How Rental and Property Management Work in Thailand
Buying property for rental income in Thailand often sounds like a simple plan: buy it, rent it out, collect money. In real life, results depend not only on the unit, but on what happens after purchase — how management is run, who deals with tenants, and how quickly everyday issues are handled.
The first thing to understand: a property doesn’t “rent itself.” Even in a great location, someone still has to answer inquiries, coordinate check-ins and check-outs, arrange cleaning, monitor the unit’s condition, and solve practical issues — from air conditioning and plumbing to internet, appliances, and utility bills.
Three realistic ways owners manage rentals
Self-management
This works if you live in Thailand or you’re ready to stay actively involved. The upside is control: costs, standards, communication, and how the unit is treated. The downside is obvious — it’s work, not a set-and-forget situation.External management company or local manager
This is the most common option for owners who aren’t in Thailand full-time. A manager typically handles listings, tenant communication, check-in/out, cleaning, key handover, minor repairs, and condition checks. It’s easier for the owner — but management quality directly affects occupancy, reviews, unit condition, and your final returns.In-house management program (if the project offers one)
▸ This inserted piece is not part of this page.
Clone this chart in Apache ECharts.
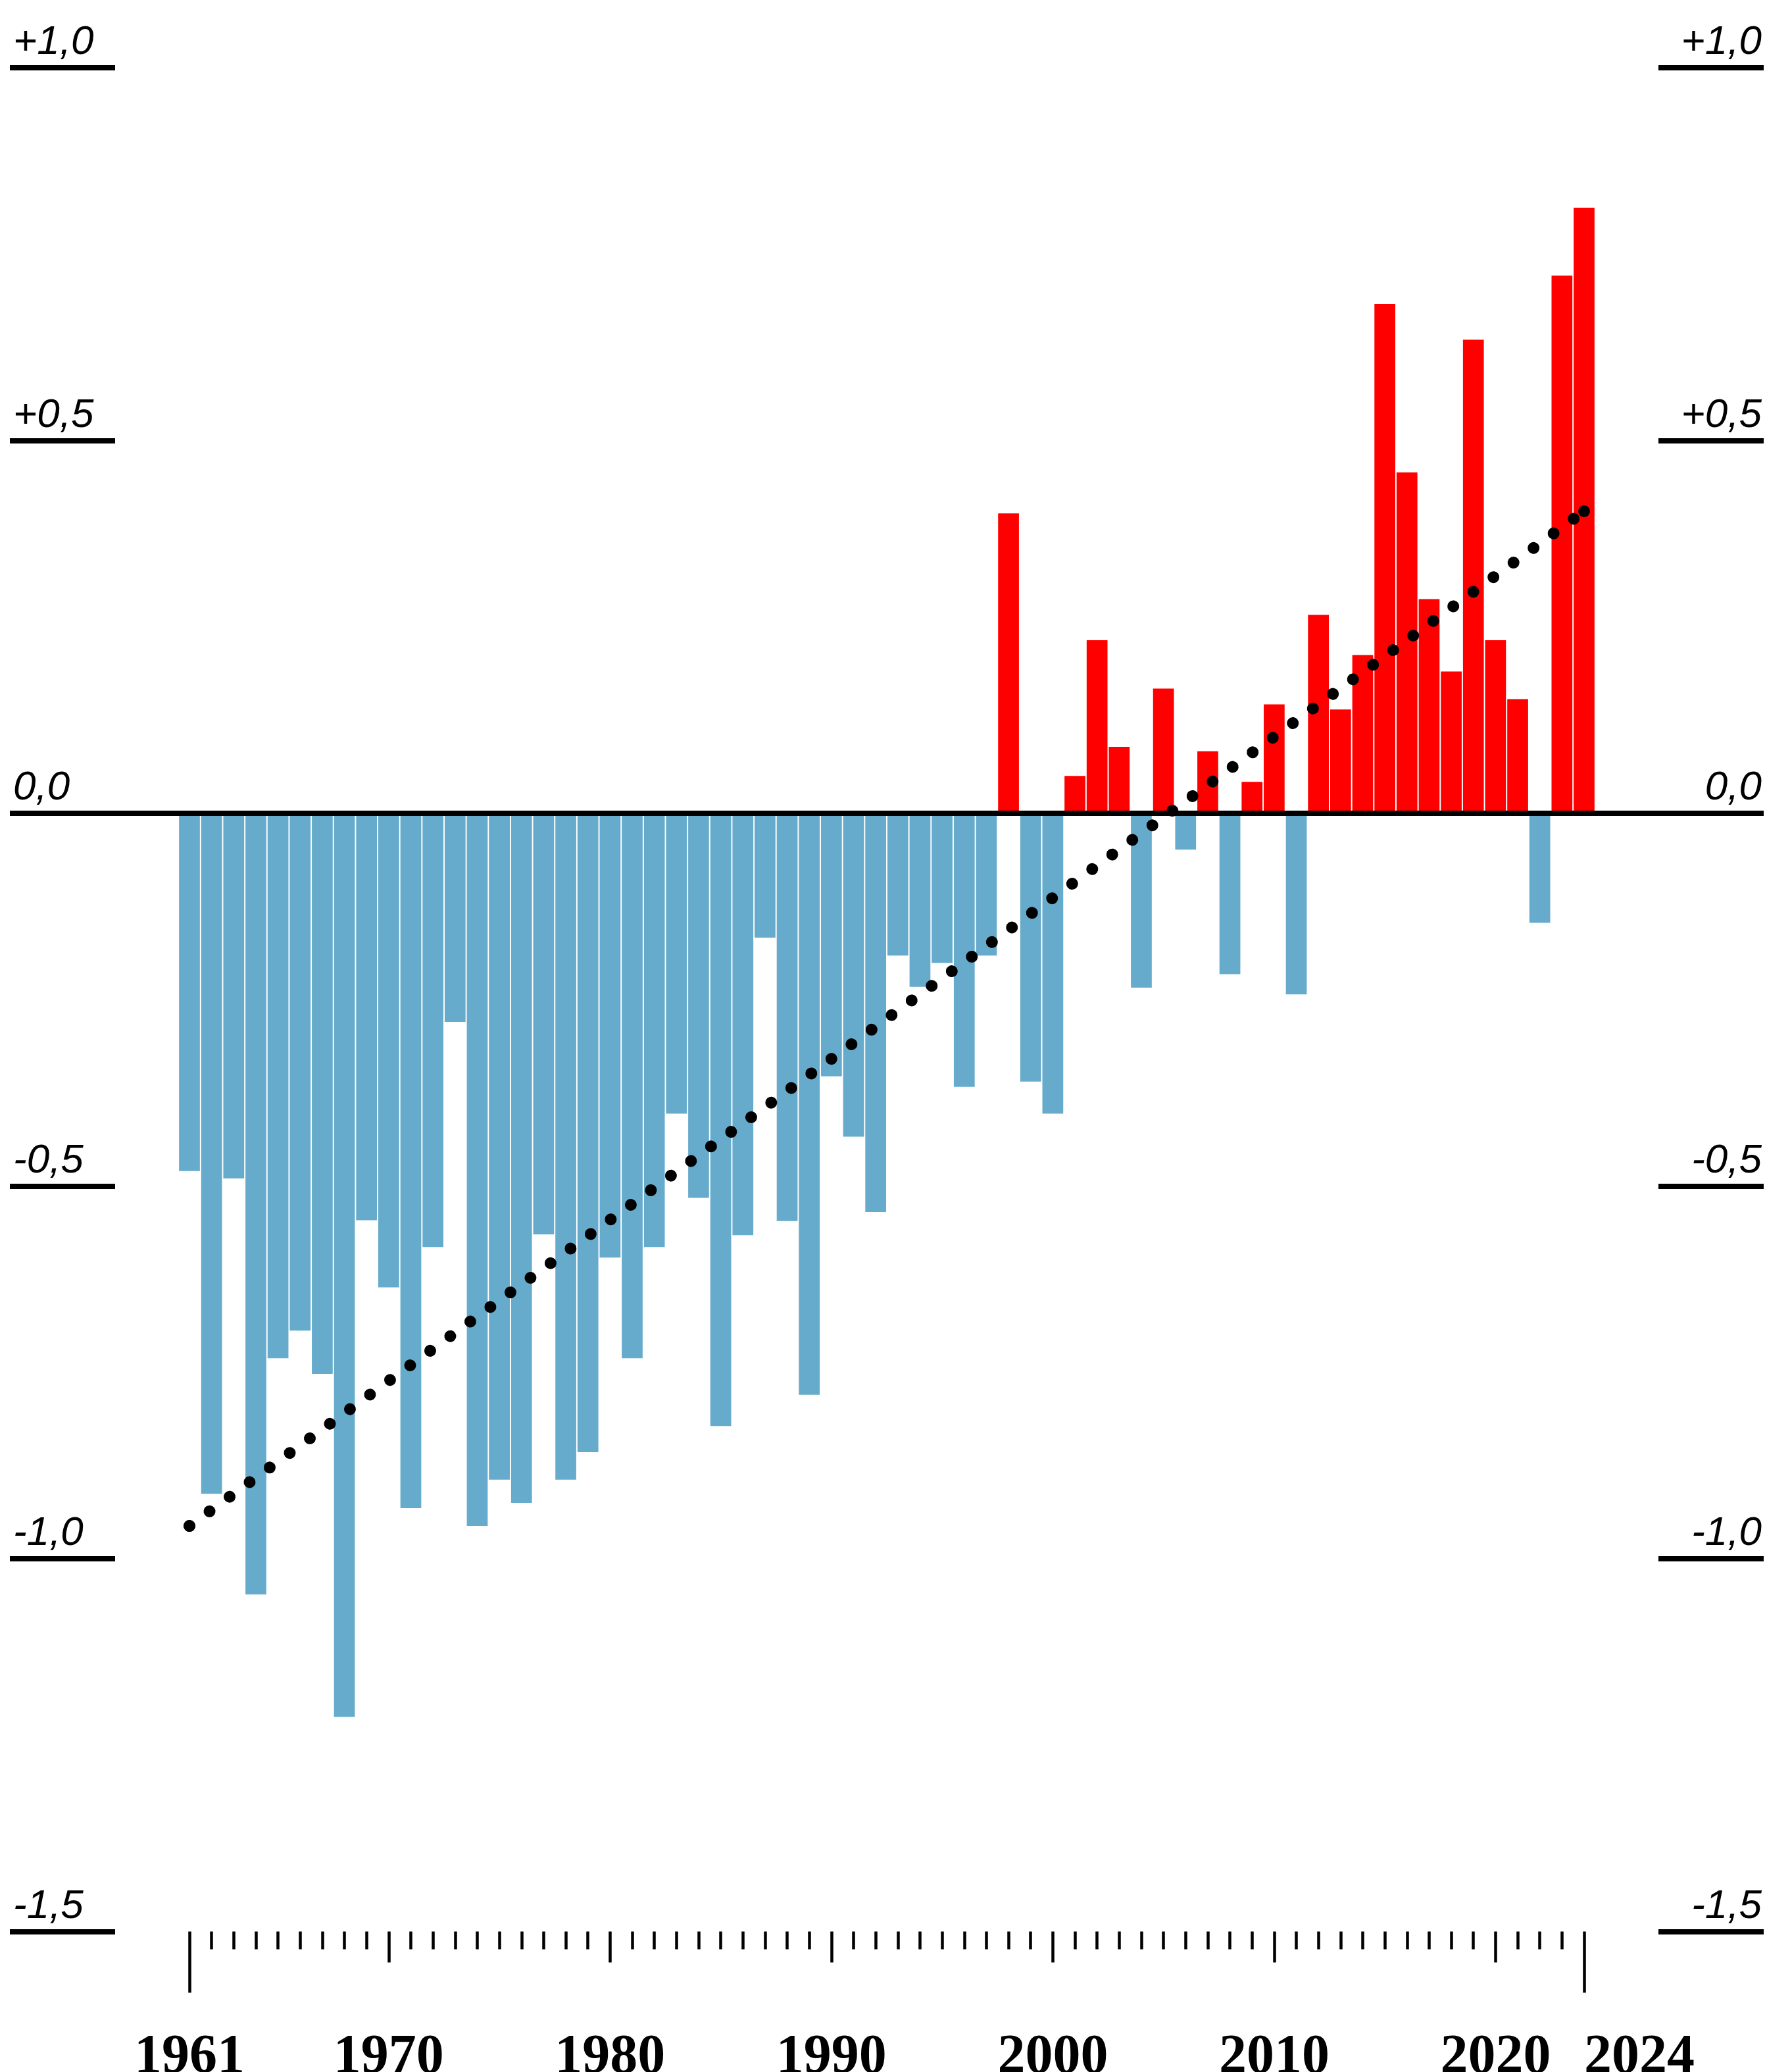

Some developments have their own management system. It can be convenient, but the details matter: fees, what’s included, how reporting works, who pays for what, and how much control you actually keep.
Short-term vs long-term rental is a different lifestyle
Short-term rental can generate higher turnover, but it also creates more operations: frequent arrivals, more cleaning, more wear, and more daily coordination.
Long-term rental is calmer and more predictable, but the income structure and flexibility are different.
The point isn’t which one sounds better — it’s which model you can manage comfortably.
Building rules can make or break your rental plan
Many owners discover this too late. Not every building treats rentals the same way. Some restrict short stays, others have stricter rules for guest registration, access, common areas, parking, deliveries, or how management is handled.
So rental potential is not only about the unit — it’s also about how the property can legally and practically be used.
Costs are what shrink “headline returns”
Gross income looks nice on paper, but owners almost always face real expenses: maintenance fees, water, electricity, internet, cleaning, supplies, minor repairs, equipment replacement, management fees, platform/agency commissions, and sometimes vacancy between tenants.
That’s why marketing “yield” is not the same as net income in your pocket.
Good management protects the asset
Management isn’t only cleaning and key handover. It’s asset protection. Without consistent control, the unit deteriorates faster, furniture wears out sooner, and small issues become expensive repairs — which hurts both rental income and resale value.
The practical takeaway
If you’re buying specifically for rentals, don’t look only at location and entry price. Look at manageability: how easy it is to rent, who handles operations, how quickly issues are fixed, whether demand is stable for this format, and whether management costs will stay reasonable.
Bottom line: rental income in Thailand isn’t truly passive by default — it’s a managed process. The better the management system, the more stable the performance and the closer the outcome is to what you expected when you bought.